• Exercise requirements
Copy exactly, and only, the lines below from the first through the one containing "from bokeh.resources import INLINE", both included; pictures are omitted.
○ ○ ○ ○ ○ ○ ○
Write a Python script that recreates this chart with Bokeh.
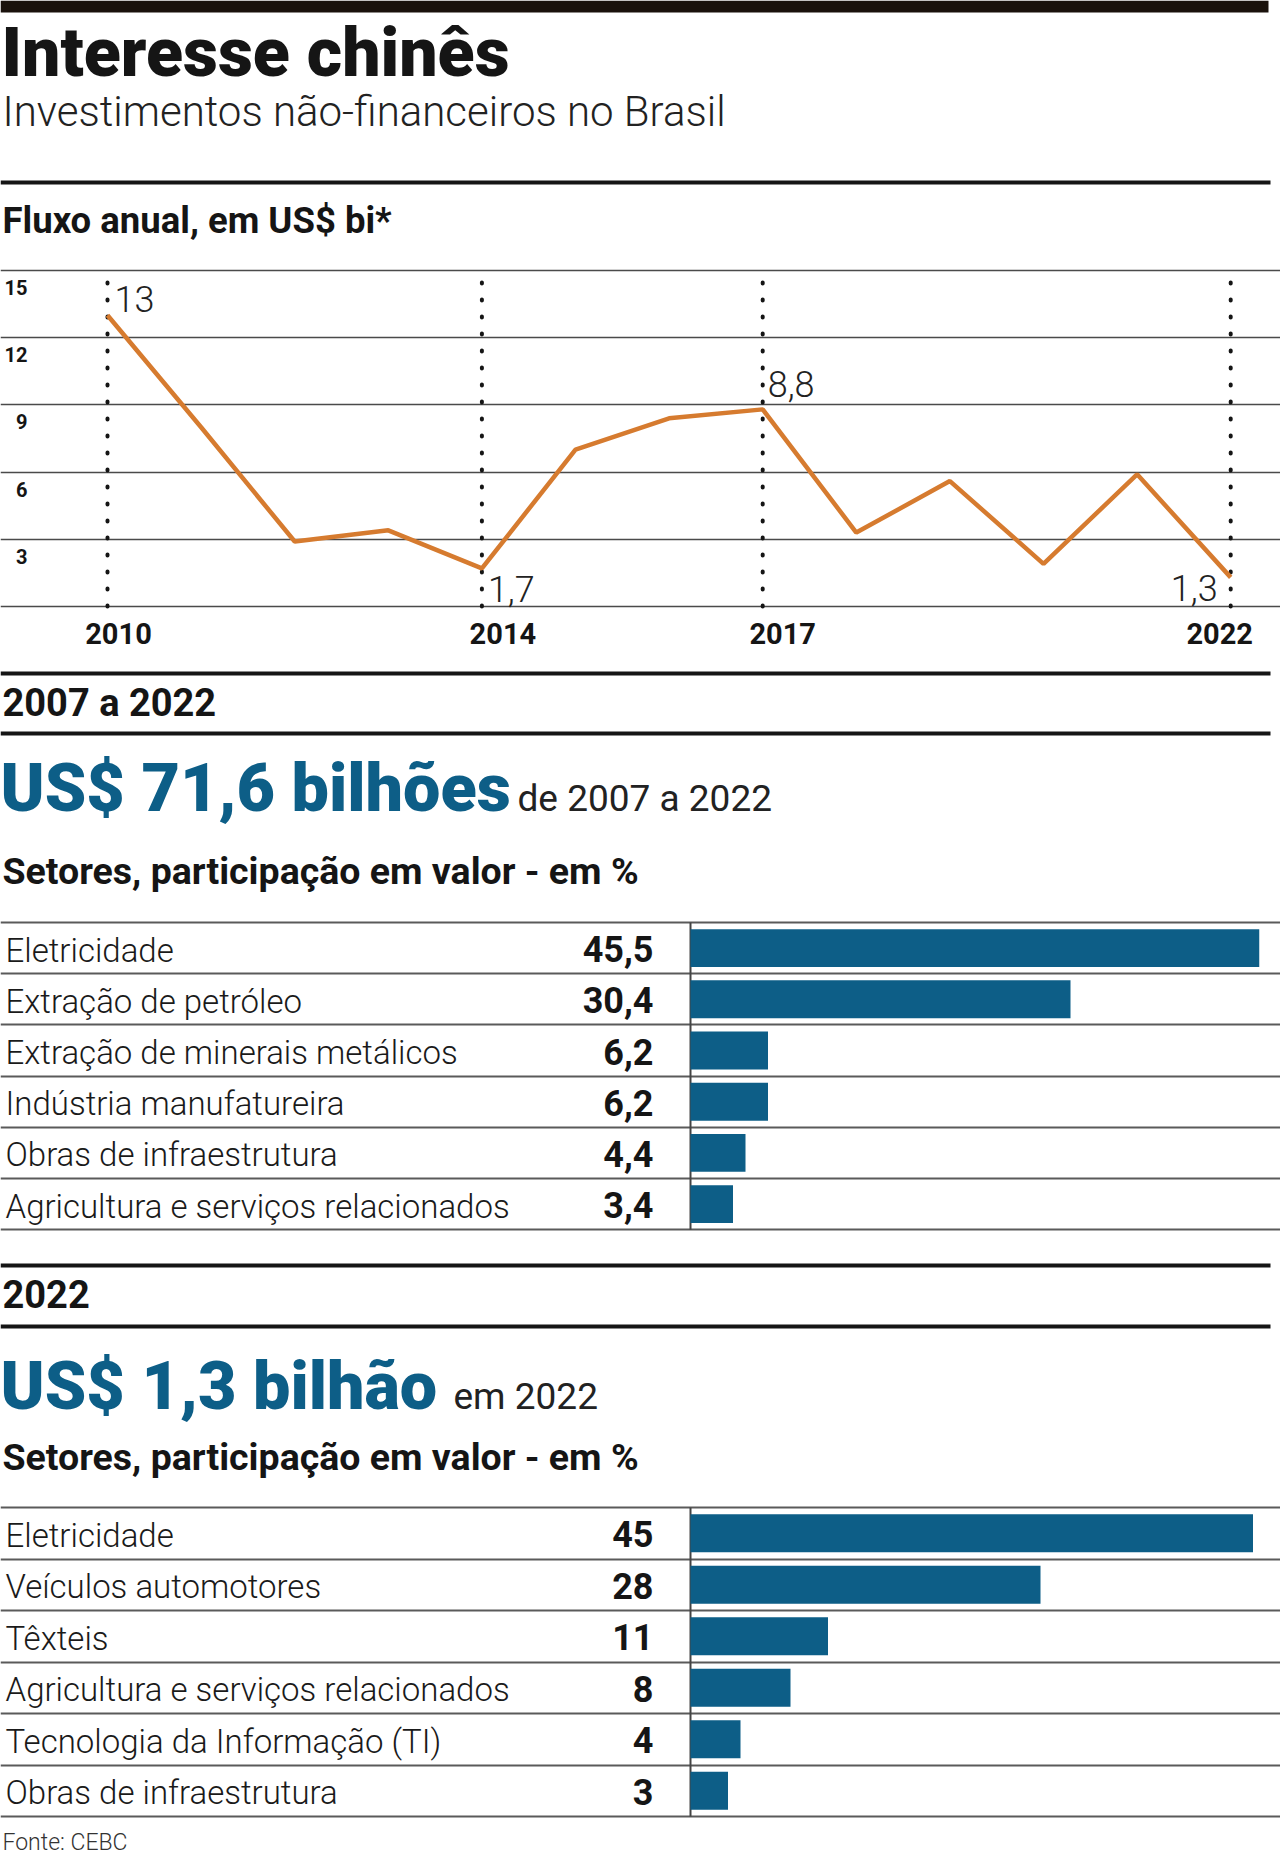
from bokeh.plotting import figure
from bokeh.layouts import column
from bokeh.models import Range1d, Label, BoxAnnotation, FixedTicker
from bokeh.core.properties import value
from bokeh.embed import file_html
from bokeh.resources import INLINE

# ---------------- data ----------------
years = [2010, 2011, 2012, 2013, 2014, 2015, 2016, 2017, 2018, 2019, 2020, 2021, 2022]
flows = [13.0, 8.0, 2.9, 3.4, 1.7, 7.0, 8.4, 8.8, 3.3, 5.6, 1.9, 5.9, 1.3]
marked_years = [2010, 2014, 2017, 2022]
marked_labels = ["13", "1,7", "8,8", "1,3"]
grid_values = [0, 3, 6, 9, 12, 15]
y_ticks = [3, 6, 9, 12, 15]
y_tick_labels = ["3", "6", "9", "12", "15"]

sectors_total = ["Eletricidade", "Extração de petróleo", "Extração de minerais metálicos",
                 "Indústria manufatureira", "Obras de infraestrutura",
                 "Agricultura e serviços relacionados"]
shares_total = [45.5, 30.4, 6.2, 6.2, 4.4, 3.4]
share_labels_total = ["45,5", "30,4", "6,2", "6,2", "4,4", "3,4"]

sectors_2022 = ["Eletricidade", "Veículos automotores", "Têxteis",
                "Agricultura e serviços relacionados", "Tecnologia da Informação (TI)",
                "Obras de infraestrutura"]
shares_2022 = [45, 28, 11, 8, 4, 3]
share_labels_2022 = ["45", "28", "11", "8", "4", "3"]

# ---------------- style ----------------
FONT = "Roboto"
FONT_LIGHT = "Roboto Light, Roboto"
FONT_HEAVY = "Roboto Black, Roboto"
INK = "#151515"
BLUE = "#0d5e87"
ORANGE = "#d67b2f"
GRID = "#4a4a4a"
W = 1280
REF_W = 1280
SHIFT = 0.36  # baseline correction (fraction of font size)


def base_fig(height, x_range, y_range):
    p = figure(width=W, height=height, x_range=x_range, y_range=y_range,
               output_backend="svg", toolbar_location=None, min_border=0,
               outline_line_color=None, background_fill_color="white",
               border_fill_color="white")
    p.xaxis.visible = False
    p.yaxis.visible = False
    p.xgrid.visible = False
    p.ygrid.visible = False
    return p


def deco_fig(ref_top, ref_bottom):
    return base_fig(ref_bottom - ref_top, Range1d(0, REF_W), Range1d(ref_bottom, ref_top))


def rule(p, y_top, y_bot, right=1270, color=INK):
    p.add_layout(BoxAnnotation(left=0, right=right, top=y_top, bottom=y_bot,
                               fill_color=color, fill_alpha=1, line_alpha=0,
                               level="underlay"))


def label(p, x, y, text, size, bold=False, color=INK, font=FONT):
    p.add_layout(Label(x=x, y=y - SHIFT * size, text=text, text_font=font,
                       text_font_size=f"{size}px",
                       text_font_style="bold" if bold else "normal",
                       text_color=color, text_baseline="alphabetic"))


# ---------------- header ----------------
head = deco_fig(0, 250)
rule(head, 0, 12, right=1268, color="#1a120c")
label(head, 1, 77, "Interesse chinês", 68, bold=True, font=FONT_HEAVY)
label(head, 2, 126, "Investimentos não-financeiros no Brasil", 42, color="#222", font=FONT_LIGHT)
rule(head, 180, 184)
label(head, 2, 233, "Fluxo anual, em US$ bi*", 36.5, bold=True)

# ---------------- line chart ----------------
px_per_year = 93.6
x_2010 = 107
px_per_unit = 22.4
y0_ref, top_ref, bot_ref = 606, 250, 660
x_start = years[0] - x_2010 / px_per_year
lc = base_fig(bot_ref - top_ref,
              Range1d(x_start, x_start + REF_W / px_per_year),
              Range1d(-(bot_ref - y0_ref) / px_per_unit, (y0_ref - top_ref) / px_per_unit))
lc.ygrid.visible = True
lc.ygrid.ticker = FixedTicker(ticks=grid_values)
lc.ygrid.grid_line_color = GRID
lc.ygrid.grid_line_width = 1.6

lc.segment(x0=marked_years, y0=[grid_values[0]] * len(marked_years),
           x1=marked_years, y1=[grid_values[-1]] * len(marked_years),
           line_color=INK, line_width=4, line_dash="1 16", line_cap="round")

lc.line(years, flows, line_color=ORANGE, line_width=4.5)

marked_values = [flows[years.index(y)] for y in marked_years]
lab_size = 36
lc.text(x=marked_years[:3], y=marked_values[:3], text=marked_labels[:3],
        x_offset=[7, 6, 5], y_offset=[-16, 21, -25],
        text_font=value(FONT_LIGHT), text_font_size=f"{lab_size}px", text_color="#222",
        text_align="left", text_baseline="alphabetic")
lc.text(x=marked_years[3:], y=marked_values[3:], text=marked_labels[3:],
        x_offset=-13, y_offset=11,
        text_font=value(FONT_LIGHT), text_font_size=f"{lab_size}px", text_color="#222",
        text_align="right", text_baseline="alphabetic")

lc.text(x=[x_start] * len(y_ticks), y=y_ticks, text=y_tick_labels,
        x_offset=27, y_offset=17, text_font=value(FONT), text_font_size="20px",
        text_font_style="bold", text_color=INK, text_align="right",
        text_baseline="alphabetic")

lc.text(x=marked_years, y=[grid_values[0]] * len(marked_years),
        text=[str(y) for y in marked_years],
        x_offset=[11, 21, 20, -11], y_offset=27,
        text_font=value(FONT), text_font_size="29px", text_font_style="bold",
        text_color=INK, text_align="center", text_baseline="alphabetic")

# ---------------- section 1 header ----------------
s1 = deco_fig(660, 915)
rule(s1, 671, 675)
label(s1, 2, 716, "2007 a 2022", 38, bold=True)
rule(s1, 731, 735)
label(s1, 0, 811, "US$ 71,6 bilhões", 66.5, bold=True, color=BLUE, font=FONT_HEAVY)
label(s1, 517, 811, "de 2007 a 2022", 37, color="#222")
label(s1, 2, 884, "Setores, participação em valor - em %", 37.5, bold=True)


# ---------------- bar tables ----------------
def bar_table(ref_top, ref_bottom, table_top, row_h, sectors, shares, share_labels):
    n = len(sectors)
    zero_ref = 690
    px_per_pct = 12.5
    idx = list(range(n))
    p = base_fig(ref_bottom - ref_top,
                 Range1d(-zero_ref / px_per_pct, (REF_W - zero_ref) / px_per_pct),
                 Range1d(-0.5 + (ref_bottom - table_top) / row_h,
                         -0.5 - (table_top - ref_top) / row_h))
    p.ygrid.visible = True
    p.ygrid.ticker = FixedTicker(ticks=[i - 0.5 for i in range(n + 1)])
    p.ygrid.grid_line_color = "#5a5a5a"
    p.ygrid.grid_line_width = 2
    p.segment(x0=[0], y0=[-0.5], x1=[0], y1=[n - 0.5], line_color="#444", line_width=2)
    p.hbar(y=idx, left=0, right=shares, height=0.74, fill_color=BLUE, line_color=None)
    p.text(x=[p.x_range.start] * n, y=idx, text=sectors, x_offset=5, y_offset=2,
           text_font=value(FONT_LIGHT), text_font_size="33px", text_color="#1a1a1a",
           text_align="left", text_baseline="alphabetic")
    p.text(x=[0] * n, y=idx, text=share_labels, x_offset=-37, y_offset=1,
           text_font=value(FONT), text_font_size="36px", text_font_style="bold",
           text_color=INK, text_align="right", text_baseline="alphabetic")
    return p


t1 = bar_table(915, 1238, 922, 51.2, sectors_total, shares_total, share_labels_total)

# ---------------- section 2 header ----------------
s2 = deco_fig(1238, 1500)
rule(s2, 1263, 1267)
label(s2, 2, 1307, "2022", 38, bold=True)
rule(s2, 1324, 1328)
label(s2, 0, 1409, "US$ 1,3 bilhão", 66.5, bold=True, color=BLUE, font=FONT_HEAVY)
label(s2, 453, 1409, "em 2022", 37, color="#222")
label(s2, 2, 1470, "Setores, participação em valor - em %", 37.5, bold=True)

t2 = bar_table(1500, 1858, 1507, 51.5, sectors_2022, shares_2022, share_labels_2022)
t2.add_layout(Label(x=2, y=16, x_units="screen", y_units="screen", text="Fonte: CEBC",
                    text_font=FONT_LIGHT, text_font_size="23px", text_color="#333",
                    text_baseline="alphabetic"))

page = column(head, lc, s1, t1, s2, t2, spacing=0)
open("out.html", "w").write(file_html(page, INLINE))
○ ○ ○ ○ ○ ○ ○
• Right answer
Write a Python script that recreates this chart with Bokeh.
from bokeh.plotting import figure
from bokeh.layouts import column
from bokeh.models import Range1d, Label, BoxAnnotation, FixedTicker
from bokeh.core.properties import value
from bokeh.embed import file_html
from bokeh.resources import INLINE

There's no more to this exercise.